I wanted to try to mount this from the host to delete some files, with the command: mount /dev/pve/vm-200-disk-0 /mnt

but get the error: mount: /mnt: wrong fs type, bad option, bad superblock on /dev/mapper/pve-vm--200--disk--0, missing codepage or helper program, or other error.

I'm not sure if this is because the disk is a disk image with sub-partitions. Anyone know how I can mount the partitions in this disk image (it is a standard Ubuntu 22.04 VM).
 
A guest VM has filled up the disk and cannot be booted. The virtual disk is: /dev/pve/vm-200-disk-0

I wanted to try to mount this from the host to delete some files, with the command: mount /dev/pve/vm-200-disk-0 /mnt

but get the error: mount: /mnt: wrong fs type, bad option, bad superblock on /dev/mapper/pve-vm--200--disk--0, missing codepage or helper program, or other error.

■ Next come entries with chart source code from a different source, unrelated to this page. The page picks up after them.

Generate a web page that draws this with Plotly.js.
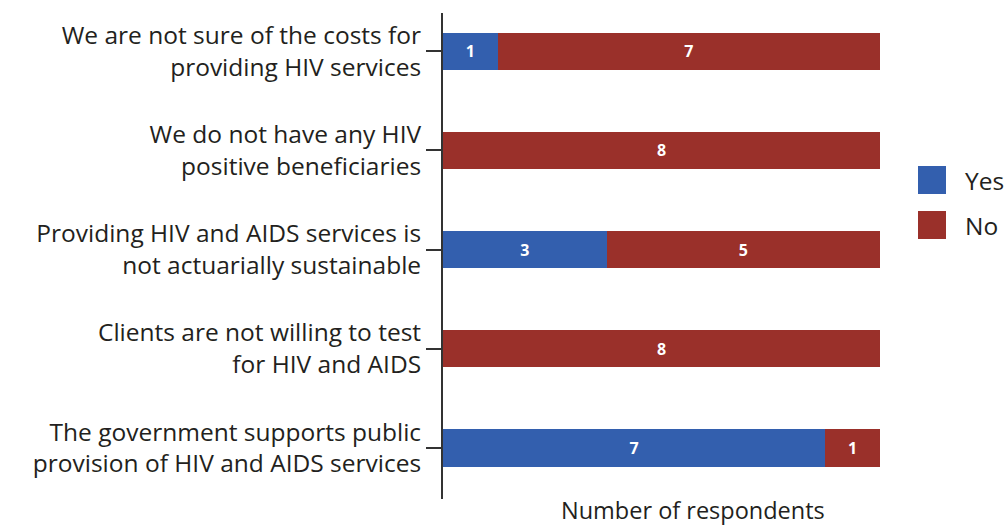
<!DOCTYPE html>
<html>
<head>
<meta charset="utf-8">
<script src="https://cdn.plot.ly/plotly-3.0.1.min.js"></script>
<style>html,body{margin:0;padding:0;background:#fff;}#chart{width:1004px;height:527px;}</style>
</head>
<body>
<div id="chart"></div>
<script>
const categories = [
  "We are not sure of the costs for<br>providing HIV services",
  "We do not have any HIV<br>positive beneficiaries",
  "Providing HIV and AIDS services is<br>not actuarially sustainable",
  "Clients are not willing to test<br>for HIV and AIDS",
  "The government supports public<br>provision of HIV and AIDS services"
];
const seriesNames = ["Yes", "No"];
const yesValues = [1, 0, 3, 0, 7];
const noValues = [7, 8, 5, 8, 1];
const seriesColors = ["#335fae", "#9a302a"];
const xTitle = "Number of respondents";

const FONT = "'Open Sans', Lato, sans-serif";

function barTrace(name, vals, color) {
  return {
    type: "bar", orientation: "h", name: name,
    y: categories, x: vals,
    marker: {color: color},
    width: 0.373,
    text: vals.map(v => v > 0 ? String(v) : ""),
    texttemplate: "%{text}",
    textposition: "inside", insidetextanchor: "middle",
    textfont: {color: "#ffffff", size: 16, family: FONT, weight: "bold"},
    hoverinfo: "skip",
    showlegend: false
  };
}

const data = [
  barTrace(seriesNames[0], yesValues, seriesColors[0]),
  barTrace(seriesNames[1], noValues, seriesColors[1])
];

// manual legend (large squares)
const legendShapes = [];
const legendAnn = [];
const lx0 = (918 - 443) / 437, lx1 = (946 - 443) / 437;
const legendTops = [166, 211];
seriesNames.forEach((n, i) => {
  const top = legendTops[i], bot = top + 28;
  legendShapes.push({type: "rect", xref: "paper", yref: "paper",
    x0: lx0, x1: lx1, y0: (499 - bot) / 486, y1: (499 - top) / 486,
    fillcolor: seriesColors[i], line: {width: 0}});
  legendAnn.push({xref: "paper", yref: "paper", x: (963 - 443) / 437, y: (499 - (top + 14)) / 486,
    xanchor: "left", yanchor: "middle", text: n, showarrow: false,
    font: {family: FONT, size: 24.5, color: "#231f20"}});
});

legendAnn.push({xref: "paper", yref: "paper", x: (693 - 443) / 437, y: (499 - 510) / 486,
  xanchor: "center", yanchor: "middle", text: xTitle, showarrow: false,
  font: {family: FONT, size: 23.5, color: "#231f20"}});

const layout = {
  width: 1004, height: 527,
  margin: {l: 443, r: 124, t: 13, b: 28, pad: 0},
  paper_bgcolor: "#ffffff", plot_bgcolor: "#ffffff",
  barmode: "stack",
  showlegend: false,
  font: {family: FONT, size: 24.5, color: "#231f20"},
  xaxis: {range: [0, 8], showgrid: false, zeroline: false, showline: false,
    showticklabels: false, ticks: "", fixedrange: true},
  yaxis: {type: "category", categoryorder: "array", categoryarray: categories,
    range: [4.514, -0.383], showgrid: false, zeroline: false,
    showline: true, linecolor: "#333333", linewidth: 2,
    ticks: "outside", ticklen: 15, tickwidth: 2, tickcolor: "#333333",
    tickfont: {family: FONT, size: 24.5, color: "#231f20"}, ticklabelstandoff: 0},
  shapes: legendShapes,
  annotations: legendAnn
};

Plotly.newPlot("chart", data, layout, {displayModeBar: false, staticPlot: true});
</script>
</body>
</html>
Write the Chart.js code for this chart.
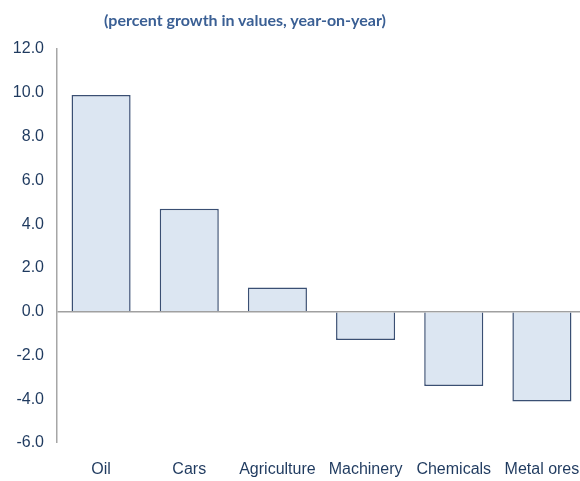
<!DOCTYPE html>
<html>
<head>
<meta charset="utf-8">
<script src="https://cdn.jsdelivr.net/npm/chart.js@4"></script>
<style>
  html, body { margin: 0; padding: 0; background: #fff; overflow: hidden; }
  #wrap { position: relative; width: 580px; height: 481px; overflow: hidden; }
  #title { position: absolute; left: 0; top: 10px; width: 490px; text-align: center;
           font: bold 16px Lato, "Open Sans", sans-serif; color: #3a5f94; z-index: 2; }
  #c { position: absolute; left: 0; top: 0; }
</style>
</head>
<body>
<div id="wrap">
<div id="title">(percent growth in values, year-on-year)</div>
<canvas id="c" width="586" height="481" style="width:586px;height:481px"></canvas>
</div>
<script>
const categories = ["Oil", "Cars", "Agriculture", "Machinery", "Chemicals", "Metal ores"];
const growth = [9.9, 4.7, 1.1, -1.3, -3.4, -4.1];
const yMin = -6, yMax = 12, yStep = 2;

new Chart(document.getElementById('c'), {
  type: 'bar',
  data: {
    labels: categories,
    datasets: [{
      data: growth,
      backgroundColor: '#dce6f2',
      borderColor: '#3a4f73',
      borderWidth: 1.5,
      borderSkipped: 'start',
      barPercentage: 0.67,
      categoryPercentage: 1.0
    }]
  },
  options: {
    responsive: false,
    animation: false,
    devicePixelRatio: 1,
    layout: { padding: { left: 0, top: 49, right: 0, bottom: 0 } },
    plugins: { legend: { display: false }, tooltip: { enabled: false }, title: { display: false } },
    scales: {
      x: {
        grid: { display: false, drawTicks: false },
        border: { display: false },
        ticks: { color: '#1f3a5f', font: { family: '"Liberation Sans", Arial, sans-serif', size: 16 }, padding: 17, maxRotation: 0, autoSkip: false },
        afterFit: s => { s.height = 38; s.paddingLeft = 0; s.paddingRight = 0; }
      },
      y: {
        min: yMin, max: yMax,
        z: 1,
        grid: {
          drawTicks: false,
          color: ctx => (ctx.tick && ctx.tick.value === 0) ? '#a0a0a0' : 'rgba(0,0,0,0)',
          lineWidth: ctx => (ctx.tick && ctx.tick.value === 0) ? 1.5 : 0
        },
        border: { display: true, color: '#a6a6a6', width: 1.5 },
        ticks: {
          stepSize: yStep,
          color: '#1f3a5f',
          padding: 13,
          font: { family: '"Liberation Sans", Arial, sans-serif', size: 16 },
          callback: v => Number(v).toFixed(1)
        },
        afterFit: s => { s.width = 57; s.paddingTop = 0; s.paddingBottom = 0; }
      }
    }
  }
});
</script>
</body>
</html>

I'm not sure if this is because the disk is a disk image with sub-partitions. Anyone know how I can mount the partitions in this disk image (it is a standard Ubuntu 22.04 VM).
I'll add that I'm not using ZFS, just ext4/LVM.
 
OK. I figured it out. First I have to mount disk in loopback:

losetup --partscan -f /dev/mapper/pve-vm--200--disk--0

then i could activate the vg:

vgchange -ay ubuntu-vg

then i could mount the lv:

mount /dev/mapper/ubuntu--vg-ubuntu--lv /mnt
 
If this is a vm that you have control over (you own it / homelab) I would give some consideration to re-architecting it.

You don't need LVM in a VM. Give each LVM partition its own virtual disk (and use ext4, since XFS can't shrink) and resizing should be much easier for you in the future. You can even boot something like systemrescuecd and do it in gparted.
 
If this is a vm that you have control over (you own it / homelab) I would give some consideration to re-architecting it.

You don't need LVM in a VM. Give each LVM partition its own virtual disk (and use ext4, since XFS can't shrink) and resizing should be much easier for you in the future. You can even boot something like systemrescuecd and do it in gparted.
Yes, that makes sense. I just did the default Ubuntu install without thinking about it.